While pundits and partisans argue about what President Obama's second inaugural address bodes for the next four years of political in-fighting, the assault on privacy rights that began under George W. Bush shows no signs of abating under Obama. Just before the New Year, the President signed into law an extension to a warrantless intercept program that infringes on basic legal precepts of privacy and, many argue, directly contradicts the Fourth Amendment.
In all the drama surrounding the "fiscal cliff," the renewal of the FISA Amendments Act (FAA) - the 2008 legislation that allows for warrantless surveillance of the emails, text messages, and internet searches of US citizens - seems to have slipped under the radar.
Under the renewed law, for the next five years the National Security Agency (NSA) can
eavesdrop without a warrant on US citizens who are suspected of engaging in conversations with suspicious non-US-citizens. Conversations have to contain "foreign intelligence information" - but exactly how this broad term is interpreted by the NSA is unclear. What's more, a FISA order on one specific person can be used against entire groups, potentially meaning
blanket surveillance on thousands of Americans at a time.

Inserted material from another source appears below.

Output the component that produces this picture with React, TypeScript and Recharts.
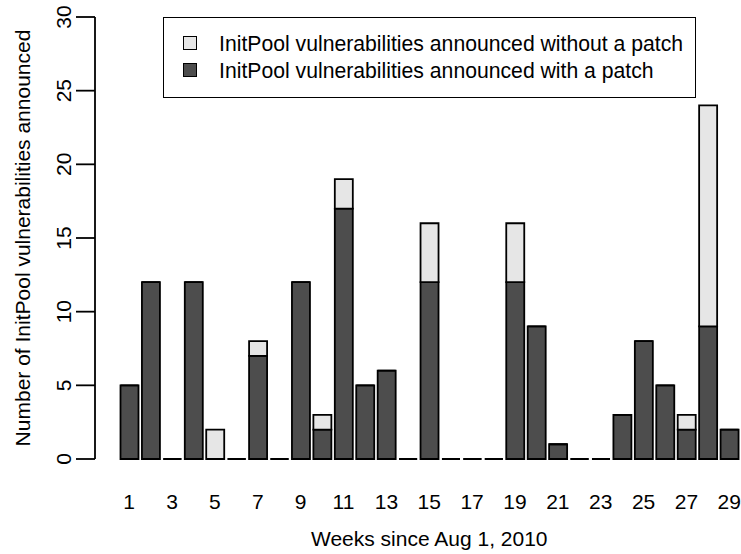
import { Bar, BarChart, Label, Legend, XAxis, YAxis } from "recharts";

// Weekly counts, starting the week of Aug 1, 2010
const weeks = [
  "1", "2", "3", "4", "5", "6", "7", "8", "9", "10",
  "11", "12", "13", "14", "15", "16", "17", "18", "19", "20",
  "21", "22", "23", "24", "25", "26", "27", "28", "29",
];
const withPatch = [5, 12, 0, 12, 0, 0, 7, 0, 12, 2, 17, 5, 6, 0, 12, 0, 0, 0, 12, 9, 1, 0, 0, 3, 8, 5, 2, 9, 2];
const withoutPatch = [0, 0, 0, 0, 2, 0, 1, 0, 0, 1, 2, 0, 0, 0, 4, 0, 0, 0, 4, 0, 0, 0, 0, 0, 0, 0, 1, 15, 0];
const yTicks = [0, 5, 10, 15, 20, 25, 30];

const DARK = "#4d4d4d";
const LIGHT = "#e6e6e6";
const FONT = "'Liberation Sans', Arial, Helvetica, sans-serif";
const LINE = 1.8;
const PAD_LEFT = 23.5;

const legendItems = [
  { label: "InitPool vulnerabilities announced without a patch", color: LIGHT },
  { label: "InitPool vulnerabilities announced with a patch", color: DARK },
];

const data = weeks.map((week, i) => ({
  week,
  withPatch: withPatch[i],
  withoutPatch: withoutPatch[i],
}));

// path instead of rect so that empty weeks still show as a flat line at zero
function OutlinedBar(props: any) {
  const { x, y, width, height, fill } = props;
  return (
    <path
      d={`M${x},${y}h${width}v${height}h${-width}Z`}
      fill={fill}
      stroke="#000"
      strokeWidth={LINE}
    />
  );
}

function WeekTick(props: any) {
  const { x, y, payload } = props;
  return (
    <text x={x} y={y + 50} textAnchor="middle" fontSize={21} fill="#000">
      {payload.value}
    </text>
  );
}

function CountTick(props: any) {
  const { x, y, payload } = props;
  return (
    <text x={x} y={y} transform={`rotate(-90 ${x} ${y})`} textAnchor="middle" fontSize={21} fill="#000">
      {payload.value}
    </text>
  );
}

function BoxLegend() {
  return (
    <div
      style={{
        boxSizing: "border-box",
        width: 533,
        height: 81,
        border: `${LINE}px solid #000`,
        background: "#fff",
        paddingTop: 11.5,
      }}
    >
      {legendItems.map((item) => (
        <div key={item.label} style={{ display: "flex", alignItems: "center", height: 27 }}>
          <div
            style={{
              boxSizing: "border-box",
              width: 14,
              height: 14,
              marginLeft: 19,
              marginRight: 22,
              background: item.color,
              border: "1.5px solid #000",
            }}
          />
          <span style={{ fontSize: 21.2, lineHeight: "27px", whiteSpace: "nowrap", color: "#000" }}>
            {item.label}
          </span>
        </div>
      ))}
    </div>
  );
}

export default function App() {
  return (
    <div style={{ position: "absolute", left: 0, top: 0, width: 741, height: 554, background: "#fff", fontFamily: FONT }}>
      <BarChart
        width={741}
        height={554}
        data={data}
        margin={{ top: 17, right: 1, bottom: 0, left: 0 }}
        barSize={18}
      >
        <XAxis
          dataKey="week"
          height={95}
          interval={1}
          axisLine={false}
          tickLine={false}
          tickSize={0}
          tickMargin={0}
          padding={{ left: PAD_LEFT, right: 0 }}
          tick={WeekTick}
        >
          <Label
            content={(p: any) => (
              <text
                x={p.viewBox.x + PAD_LEFT + (p.viewBox.width - PAD_LEFT) / 2}
                y={546}
                textAnchor="middle"
                fontSize={21}
                fill="#000"
              >
                Weeks since Aug 1, 2010
              </text>
            )}
          />
        </XAxis>
        <YAxis
          width={95}
          domain={[0, 30]}
          ticks={yTicks}
          interval={0}
          tickSize={19}
          tickMargin={5}
          axisLine={{ stroke: "#000", strokeWidth: LINE }}
          tickLine={{ stroke: "#000", strokeWidth: LINE }}
          tick={CountTick}
        >
          <Label
            content={(p: any) => {
              const cx = 30;
              const cy = p.viewBox.y + p.viewBox.height / 2;
              return (
                <text
                  x={cx}
                  y={cy}
                  transform={`rotate(-90 ${cx} ${cy})`}
                  textAnchor="middle"
                  fontSize={21}
                  fill="#000"
                >
                  Number of InitPool vulnerabilities announced
                </text>
              );
            }}
          />
        </YAxis>
        <Legend
          layout="horizontal"
          verticalAlign="middle"
          align="center"
          content={BoxLegend}
          wrapperStyle={{ left: 163, top: 17, width: 533, height: 81 }}
        />
        <Bar dataKey="withPatch" stackId="v" fill={DARK} shape={OutlinedBar} isAnimationActive={false} />
        <Bar dataKey="withoutPatch" stackId="v" fill={LIGHT} shape={OutlinedBar} isAnimationActive={false} />
      </BarChart>
    </div>
  );
}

The 2008 FAA was created in the wake of a journalistic expose revealing how the Bush Administration had circumvented a previous law - the Foreign Intelligence Surveillance Act (FISA) of 1978. That earlier FISA had mandated that the NSA obtain a warrant from a special court if it wanted to spy on Americans. When confronted with the Administration's blatant law breaking, Congress took the route of least resistance, crafting the FAA, which retroactively immunized the culpable parties. It also entrenched the Bush-era blanket surveillance as law.